=== Provided material ===

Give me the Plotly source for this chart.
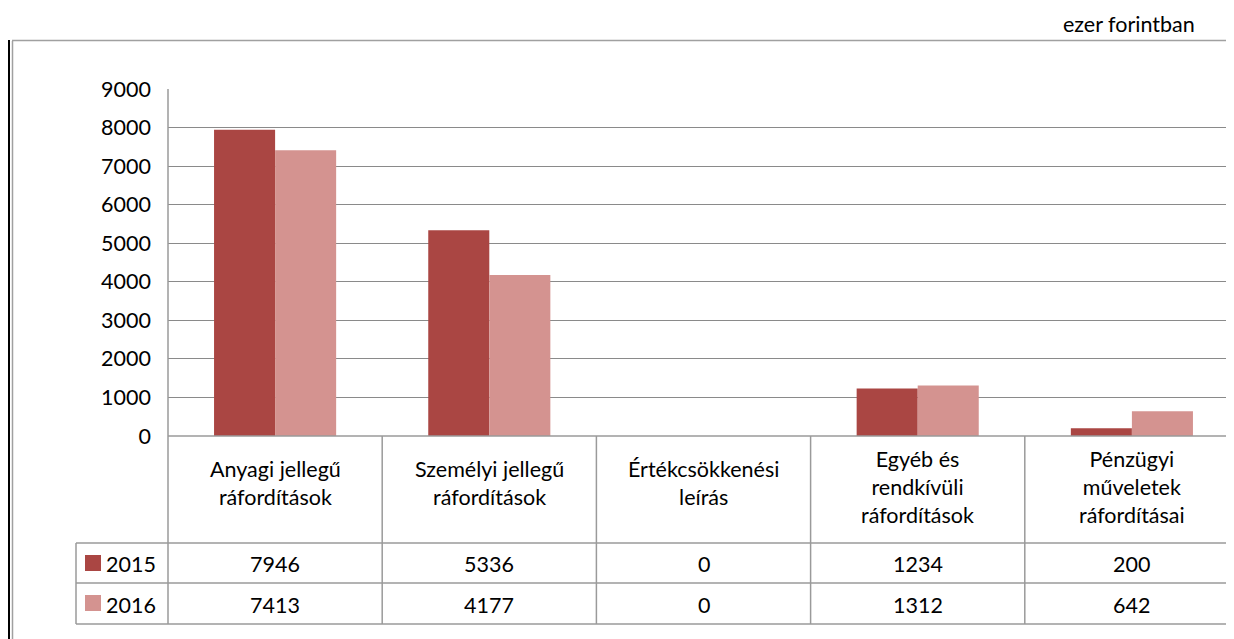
import plotly.graph_objects as go

categories = ["Anyagi jellegű<br>ráfordítások", "Személyi jellegű<br>ráfordítások",
              "Értékcsökkenési<br>leírás", "Egyéb és<br>rendkívüli<br>ráfordítások",
              "Pénzügyi<br>műveletek<br>ráfordításai"]
series_names = ["2015", "2016"]
values_2015 = [7946, 5336, 0, 1234, 200]
values_2016 = [7413, 4177, 0, 1312, 642]
y_ticks = [0, 1000, 2000, 3000, 4000, 5000, 6000, 7000, 8000, 9000]
unit_label = "ezer forintban"

W, H = 1234, 639
OX, OY = 8, 8  # page body offset
FONT = "Lato"
FS = 21.5
C15 = "#AA4643"
C16 = "#D49390"
LINE = "#9a9a9a"
GRID = "#8a8a8a"

# target pixel layout (screen coordinates)
X0 = 168
Y_TOP, Y_ZERO = 89, 436
HEAD_BOT, ROW1_BOT, ROW2_BOT = 543, 583, 624
LEG_LEFT = 76


def px(x):
    return (x - OX) / W


def py(y):
    return (H - (y - OY)) / H


cat_w = 214.2
n = len(categories)
xr = [-0.5, -0.5 + (W + OX - X0) / cat_w]

fig = go.Figure()
fig.add_trace(go.Bar(x=list(range(n)), y=values_2015, name=series_names[0],
                     marker=dict(color=C15, line=dict(width=0))))
fig.add_trace(go.Bar(x=list(range(n)), y=values_2016, name=series_names[1],
                     marker=dict(color=C16, line=dict(width=0))))

shapes = []
for yy in [HEAD_BOT, ROW1_BOT, ROW2_BOT]:
    shapes.append(dict(type="line", xref="paper", yref="paper",
                       x0=px(LEG_LEFT), x1=1.0, y0=py(yy), y1=py(yy),
                       line=dict(color=LINE, width=1.5)))
shapes.append(dict(type="line", xref="paper", yref="paper",
                   x0=px(X0), x1=1.0, y0=py(Y_ZERO), y1=py(Y_ZERO),
                   line=dict(color=LINE, width=1.5)))
shapes.append(dict(type="line", xref="paper", yref="paper",
                   x0=px(X0), x1=px(X0), y0=py(Y_TOP), y1=py(ROW2_BOT),
                   line=dict(color=LINE, width=1.5)))
shapes.append(dict(type="line", xref="paper", yref="paper",
                   x0=px(LEG_LEFT), x1=px(LEG_LEFT), y0=py(HEAD_BOT), y1=py(ROW2_BOT),
                   line=dict(color=LINE, width=1.5)))
for i in range(1, n + 1):
    shapes.append(dict(type="line", xref="x", yref="paper",
                       x0=i - 0.5, x1=i - 0.5, y0=py(Y_ZERO), y1=py(ROW2_BOT),
                       line=dict(color=LINE, width=1.5)))
# outer chart border
shapes.append(dict(type="line", xref="paper", yref="paper",
                   x0=px(9), x1=px(9), y0=py(40), y1=py(H + 10),
                   line=dict(color="#000000", width=2)))
shapes.append(dict(type="line", xref="paper", yref="paper",
                   x0=px(12.5), x1=px(12.5), y0=py(41), y1=py(H + 10),
                   line=dict(color="#a0a0a0", width=1.5)))
shapes.append(dict(type="line", xref="paper", yref="paper",
                   x0=px(12), x1=1.0, y0=py(40.5), y1=py(40.5),
                   line=dict(color="#a0a0a0", width=1.5)))
for yy, col in [(563, C15), (603, C16)]:
    shapes.append(dict(type="rect", xref="paper", yref="paper",
                       x0=px(85), x1=px(101), y0=py(yy - 8), y1=py(yy + 8),
                       fillcolor=col, line=dict(width=0)))

annotations = []
for i, cat in enumerate(categories):
    lines = cat.count("<br>") + 1
    yc = 483 if lines == 2 else 487
    annotations.append(dict(x=i, xref="x", y=py(yc), yref="paper", text=cat,
                            showarrow=False, align="center", xanchor="center",
                            yanchor="middle", font=dict(family=FONT, size=FS, color="#000")))
    annotations.append(dict(x=i, xref="x", y=py(564), yref="paper", text=str(values_2015[i]),
                            showarrow=False, xanchor="center", yanchor="middle",
                            font=dict(family=FONT, size=FS, color="#000")))
    annotations.append(dict(x=i, xref="x", y=py(605), yref="paper", text=str(values_2016[i]),
                            showarrow=False, xanchor="center", yanchor="middle",
                            font=dict(family=FONT, size=FS, color="#000")))
for yy, name in [(564, series_names[0]), (605, series_names[1])]:
    annotations.append(dict(x=px(104), xref="paper", y=py(yy), yref="paper", text=name,
                            showarrow=False, xanchor="left", yanchor="middle",
                            font=dict(family=FONT, size=FS, color="#000")))
annotations.append(dict(x=px(1197), xref="paper", y=py(24), yref="paper", text=unit_label,
                        showarrow=False, xanchor="right", yanchor="middle",
                        font=dict(family=FONT, size=FS, color="#000")))

fig.update_layout(
    width=W, height=H,
    margin=dict(l=0, r=0, t=0, b=0, pad=0, autoexpand=False),
    paper_bgcolor="white", plot_bgcolor="white",
    showlegend=False,
    barmode="group", bargap=0.43, bargroupgap=0,
    xaxis=dict(domain=[px(X0), 1.0], range=xr, showticklabels=False, showgrid=False,
               zeroline=False, showline=False, ticks="", automargin=False),
    yaxis=dict(domain=[py(Y_ZERO), py(Y_TOP)], range=[0, 9000], tickvals=y_ticks,
               showgrid=True, gridcolor=GRID, gridwidth=1, zeroline=False,
               showline=False, ticks="", ticklabelstandoff=16, automargin=False,
               tickfont=dict(family=FONT, size=FS, color="#000")),
    shapes=shapes, annotations=annotations,
)

fig.write_html("out.html")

===

» What you will do:
Extract, word for word, each line from the top of the data down to and including the line with "import plotly.graph_objects as go"; skip the pictures.

» Task response:
Give me the Plotly source for this chart.
import plotly.graph_objects as go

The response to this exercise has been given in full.